A four-armed, randomised controlled two-period change-over design. Each patient responded to the same survey twice, once in written form and once by telephone interview, separated by at least a fortnight. The study was conducted in 2003/2004 in Germany. 1087 patients taking part in the German Acupuncture Trials (GERAC cohort study), who agreed to participate in a survey after completing acupuncture treatment from an acupuncture-certified family physician for headache, were randomised. Of these, 823 (664 women) from the ages of 18 to 83 (mean 51.7) completed both parts of the study. The main outcome measure was the comparison of the scores on the 12-Item Short-Form Health Survey (SF-12) and the Graded Chronic Pain Scale (GCPS) questionnaire for the two survey modes.

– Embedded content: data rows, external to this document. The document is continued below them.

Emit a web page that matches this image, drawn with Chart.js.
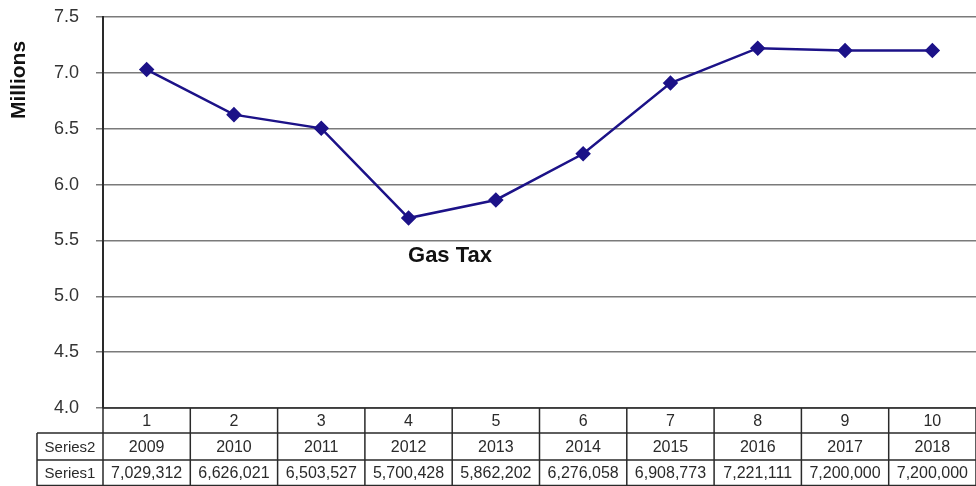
<!DOCTYPE html>
<html>
<head>
<meta charset="utf-8">
<script src="https://cdn.jsdelivr.net/npm/chart.js@4.4.1/dist/chart.umd.min.js"></script>
<style>
  html, body { margin: 0; padding: 0; background: #fff; }
  #wrap { width: 976px; height: 486px; position: relative; }
</style>
</head>
<body>
<div id="wrap"><canvas id="gasChart"></canvas></div>
<script>
// Gas tax revenue by year, raw dollars
const categories = ['1', '2', '3', '4', '5', '6', '7', '8', '9', '10'];
const years = ['2009', '2010', '2011', '2012', '2013', '2014', '2015', '2016', '2017', '2018'];
const gasTax = [7029312, 6626021, 6503527, 5700428, 5862202, 6276058, 6908773, 7221111, 7200000, 7200000];
const rowNames = ['Series2', 'Series1'];

const FONT = '"Liberation Sans", Arial, sans-serif';
const LINE = '#1c1288';

// draws the data table under the plot, the axis caption and the series label
const tablePlugin = {
    id: 'dataTable',
    afterDraw(chart) {
        const ctx = chart.ctx;
        const x = chart.scales.x;
        const area = chart.chartArea;
        const rows = [area.bottom, 433, 460, 486];
        const headLeft = 37;

        // column boundaries
        const edges = [area.left];
        for (let i = 0; i < categories.length - 1; i++) {
            edges.push((x.getPixelForTick(i) + x.getPixelForTick(i + 1)) / 2);
        }
        edges.push(area.right);

        ctx.save();
        ctx.strokeStyle = '#2a2a2a';
        ctx.lineWidth = 1.5;
        ctx.beginPath();
        // horizontal rules
        ctx.moveTo(area.left, rows[0]); ctx.lineTo(area.right, rows[0]);
        ctx.moveTo(headLeft, rows[1]); ctx.lineTo(area.right, rows[1]);
        ctx.moveTo(headLeft, rows[2]); ctx.lineTo(area.right, rows[2]);
        ctx.moveTo(headLeft, rows[3] - 0.5); ctx.lineTo(area.right, rows[3] - 0.5);
        // vertical rules
        edges.forEach(e => { ctx.moveTo(e, rows[0]); ctx.lineTo(e, rows[3]); });
        ctx.moveTo(headLeft, rows[1]); ctx.lineTo(headLeft, rows[3]);
        ctx.stroke();

        ctx.fillStyle = '#2a2a2a';
        ctx.font = '16px ' + FONT;
        ctx.textAlign = 'center';
        ctx.textBaseline = 'middle';
        const mid = r => (rows[r] + rows[r + 1]) / 2 + 1;
        categories.forEach((c, i) => {
            const cx = x.getPixelForTick(i);
            ctx.fillText(c, cx, mid(0));
            ctx.fillText(years[i], cx, mid(1));
            ctx.fillText(gasTax[i].toLocaleString('en-US'), cx, mid(2));
        });
        ctx.font = '15px ' + FONT;
        ctx.fillText(rowNames[0], (headLeft + area.left) / 2, mid(1));
        ctx.fillText(rowNames[1], (headLeft + area.left) / 2, mid(2));

        // series caption inside the plot
        ctx.fillStyle = '#111';
        ctx.font = 'bold 22px ' + FONT;
        ctx.fillText('Gas Tax', 450, 256);

        // y axis caption
        ctx.translate(19, 80);
        ctx.rotate(-Math.PI / 2);
        ctx.font = 'bold 21px ' + FONT;
        ctx.fillText('Millions', 0, 0);
        ctx.restore();
    }
};

new Chart(document.getElementById('gasChart'), {
    type: 'line',
    data: {
        labels: categories,
        datasets: [{
            label: 'Gas Tax',
            data: gasTax.map(v => v / 1e6),
            borderColor: LINE,
            backgroundColor: LINE,
            borderWidth: 2.5,
            pointStyle: 'rectRot',
            pointRadius: 6,
            pointHoverRadius: 6,
            tension: 0
        }]
    },
    options: {
        responsive: true,
        maintainAspectRatio: false,
        animation: false,
        layout: { autoPadding: false, padding: { top: 17, bottom: 78, left: 0, right: 0 } },
        plugins: { legend: { display: false }, tooltip: { enabled: false } },
        scales: {
            x: {
                offset: true,
                grid: { display: false, drawTicks: false },
                border: { display: false },
                ticks: { display: false }
            },
            y: {
                min: 4,
                max: 7.5,
                afterFit(scale) {
                    scale.width = 103;
                    scale.paddingTop = 0;
                    scale.paddingBottom = 0;
                },
                grid: { color: '#7a7a7a', lineWidth: 1.5, tickLength: 7 },
                border: { color: '#2a2a2a', width: 2 },
                ticks: {
                    stepSize: 0.5,
                    padding: 17,
                    color: '#333',
                    font: { family: FONT, size: 18 },
                    callback: v => v.toFixed(1)
                }
            }
        }
    },
    plugins: [tablePlugin]
});
</script>
</body>
</html>
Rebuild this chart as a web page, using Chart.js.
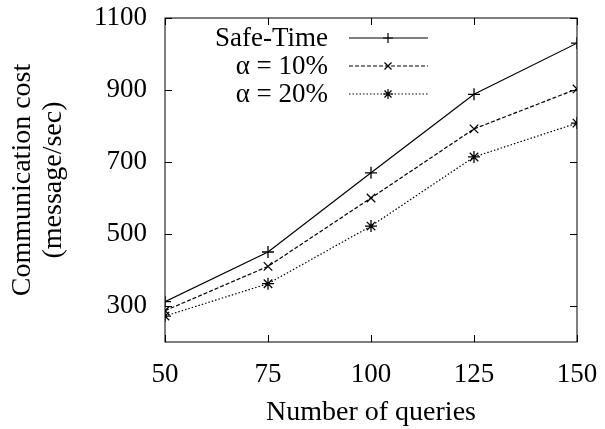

Computer-aided telephone interviews (CATI) resulted in significantly fewer missing data (0.5%) than did mailed questionnaires (2.8%; p < 0.001). The analysis of equivalence revealed a difference between the survey modes only for the SF-12 mental scales. On average, reported mental status score was 3.5 score points (2.9 to 4.0) lower on the self-administered questionnaire compared to the telephone interview. The order of administration affected results. Patients who responded to the telephone interview first reported better mental health in the subsequent paper questionnaire (mean difference 2.8 score points) compared to those who responded to the paper questionnaire first (mean difference 4.1 score points).
Despite the comparatively high cost of telephone interviews, they offer clear advantages over mailed self-administered questionnaires as regards completeness of data. Only items concerning mental status were dependent on the survey mode and sequence of administration. Items on physical status were not affected. Normative data for standardized telephone questionnaires could contribute to a better comparability with the results of the corresponding standardized paper questionnaires.